Spring setzt das MVC komplett um und macht dir dahingehend gewisse Vorgaben. 

Daraus resultiert natürlich auch, das Spring in gewisser weise mächtiger ist. Damit aber auch aufwendiger zu lernen.

Jeh nachdem wie du drauf bist, wirst du wahrscheinlich mit JSF schnellere und schönere Erfolge erziehlen. Daher würde ich immer raten mit JSF anzufangen. 

JSP ist tot. Es kann zwar mit sicherheit nicht schaden sich JSP anzuschauen, das kann man allerdings machen wenn man JSF beherscht. Dann sind JSP keine herausforderung mehr und man kommt nicht durcheinander.

Danach würde ich mir EJB und Servlets genauer anschauen. Auch das ist mit einem gewissen Grundwissen um JSF leichter. Du kennst dann schon gewisse Muster wie den lifecycle und den Aufbau eines HTTP-Request. 
Danach ist Spring ein Klacks und du hast ein mächtiges Arsenal für die Web-Entwicklung. Mit Spring sogar weit darüber hinaus eine Waffe für das MVC-Pattern in allgemeinen Anwendungen. 

Fakt ist auf jeden fall, das du nicht an EJB vorbei kommst. EJB sind einfach Standard und mächtig. Also womit du anfängst ist eigentlich egal. Du kannst gewisse Punkte auch weg lassen. Nur Servlets und EJB sind essentziell.Wie ich allerdings erwähnt habe gibt es leichtere und schwerere Wege sich das Wissen aufzubauen. 

LG

David


----------



## Sym (1. Sep 2012)

F.S.WhiTeY hat gesagt.:


> Spring hingegen setzt komplett auf EJB's. Wenn du also Spring lernen willst, brauchst du Grundwissen in der EJB technologie.


Redest Du von Spring MVC? Spring selbst steht für sich alleine und ist nicht auf EJBs angewiesen. Oder verstehe ich Dich einfach falsch?
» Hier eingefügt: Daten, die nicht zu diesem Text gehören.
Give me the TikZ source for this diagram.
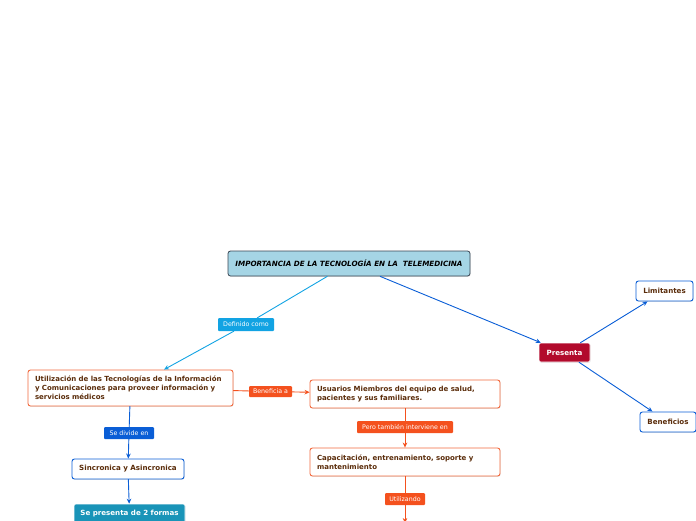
\documentclass[tikz,border=0pt]{standalone}
\usepackage{fontspec}
\setmainfont{DejaVu Sans}
\usetikzlibrary{arrows.meta,positioning,shadows}
\definecolor{titlefill}{HTML}{A5D5E5}
\definecolor{titledraw}{HTML}{3A4654}
\definecolor{skyline}{HTML}{12A3E3}
\definecolor{redline}{HTML}{F4511E}
\definecolor{redbox}{HTML}{F26A3E}
\definecolor{blueline}{HTML}{0A5ED6}
\definecolor{crimson}{HTML}{B20A2C}
\definecolor{tealbox}{HTML}{1994B8}
\definecolor{brownink}{HTML}{5A2C0A}
\tikzset{
    every picture/.style={line cap=round,line join=round},
    softshadow/.style={drop shadow={shadow xshift=0.6pt,shadow yshift=-0.8pt,opacity=0.22}},
    topic/.style={draw=#1,fill=white,line width=0.9pt,rounded corners=2.5pt,
      softshadow,text=brownink,font=\fontsize{7}{9}\selectfont\bfseries,
      inner xsep=7pt,inner ysep=2pt,align=left},
    smalltopic/.style={draw=#1,fill=white,line width=0.9pt,rounded corners=2.5pt,
      softshadow,text=brownink,font=\fontsize{7.1}{8}\selectfont\bfseries,
      inner sep=1pt,minimum height=20pt,align=center},
    solidtopic/.style={draw=white,fill=#1,line width=0.6pt,rounded corners=2pt,
      softshadow,text=white,font=\fontsize{7.1}{8}\selectfont\bfseries,
      inner sep=1pt,align=center},
    tag/.style={fill=#1,text=white,rounded corners=1pt,inner sep=0pt,
      minimum height=12pt,font=\fontsize{6.3}{7}\selectfont},
    flow/.style={-{Stealth[length=5pt,width=4.6pt]},draw=#1,line width=0.9pt},
    plain/.style={draw=#1,line width=0.9pt}
}
\begin{document}
\begin{tikzpicture}[x=1pt,y=-1pt]
  \useasboundingbox (0,0) rectangle (696,520);
  \clip (0,0) rectangle (696,520);
  % central topic
  \node[draw=titledraw,fill=titlefill,line width=0.8pt,rounded corners=2.5pt,softshadow,
    minimum width=242pt,minimum height=25pt,inner sep=1pt,
    font=\fontsize{7.2}{8}\selectfont\bfseries\itshape] (title) at (349,263.5)
    {IMPORTANCIA DE LA TECNOLOGÍA EN LA \ TELEMEDICINA};

  % left branch
  \node[tag=skyline,minimum width=56pt,minimum height=13pt] (defl) at (246,324.5) {Definido como};
  \node[topic=redbox,text width=191pt,minimum height=36pt] (util) at (130.5,388)
    {Utilización de las Tecnologías de la Información\\y Comunicaciones para proveer información y\\servicios médicos};
  \node[tag=redline,minimum width=43pt,minimum height=11pt] (benl) at (270.5,391.5) {Beneficia a};
  \node[topic=redbox,text width=176pt,minimum height=28pt] (users) at (405,394)
    {Usuarios Miembros del equipo de salud,\\pacientes y sus familiares.};
  \node[tag=redline,minimum width=96pt] (perol) at (405,427) {Pero también interviene en};
  \node[topic=redbox,text width=176pt,minimum height=28pt] (capa) at (405,462)
    {Capacitación, entrenamiento, soporte y\\mantenimiento};
  \node[tag=redline,minimum width=40pt] (usel) at (405,499) {Utilizando};
  \coordinate (drop) at (405,523);

  \node[tag=blueline,minimum width=50pt] (divl) at (129,433) {Se divide en};
  \node[smalltopic=blueline,minimum width=112pt] (sinc) at (128,469) {Sincronica y Asincronica};
  \node[solidtopic=tealbox,minimum width=111pt,minimum height=20pt] (forms) at (129.5,514)
    {Se presenta de 2 formas};

  % right branch
  \node[solidtopic=crimson,minimum width=51pt,minimum height=19pt] (pres) at (564.5,352.5) {Presenta};
  \node[smalltopic=blueline,minimum width=57pt] (limit) at (664.5,291) {Limitantes};
  \node[smalltopic=blueline,minimum width=56pt] (benef) at (668,422) {Beneficios};

  % connectors
  \draw[plain=skyline] (title) -- (defl);
  \draw[flow=skyline] (defl) -- (util);
  \draw[plain=redline] (util) -- (benl);
  \draw[flow=redline] (benl) -- (users);
  \draw[plain=redline] (users) -- (perol);
  \draw[flow=redline] (perol) -- (capa);
  \draw[plain=redline] (capa) -- (usel);
  \draw[flow=redline] (usel) -- (drop);
  \draw[plain=blueline] (util) -- (divl);
  \draw[flow=blueline] (divl) -- (sinc);
  \draw[flow=blueline] (sinc) -- (forms);
  \draw[flow=blueline] (title) -- (pres);
  \draw[flow=blueline] (pres) -- (limit);
  \draw[flow=blueline] (pres) -- (benef);
\end{tikzpicture}
\end{document}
@TE: Wenn Du JSF einsetzen möchtest, besteht nicht unbedingt der Bedarf, Spring ebenfalls zu nutzen. Spring JSF als solches gibt es nicht. Spring MVC ist das Webframework von Spring und (meines Wissens nach) nicht kompatibel zu JSF.

Spring allgemein ist auch nur der Oberbegriff für ein Framework-Bundle und ist eher vergleichbar mit JEE (JSF und EJB) als mit den einzelnen Komponenten.

Empfehlen kann ich JSF 2.x und EJB 3.1. Ich persönlich arbeite damit lieber als mit Spring.


----------



## JohannisderKaeufer (1. Sep 2012)

Um Spring besser zu verstehen, sollte man es von der historischen Seite betrachten.

Applicationserver sind in der Regel nach einer J2EE-Spezifikation spezifiziert. Also J2EE beschreibt quasi einen Standard, den ein Applicationserver erfüllen muß. Wie eine Abgasnorm die ein neuzugelassenes Auto erfüllen muß.

Nun gibt und gab es immer Dinge, die man sich für einen Applicationserver gewünscht hat, die aber nicht, bzw. noch nicht in einer J2EE-Spezifikation beschrieben waren.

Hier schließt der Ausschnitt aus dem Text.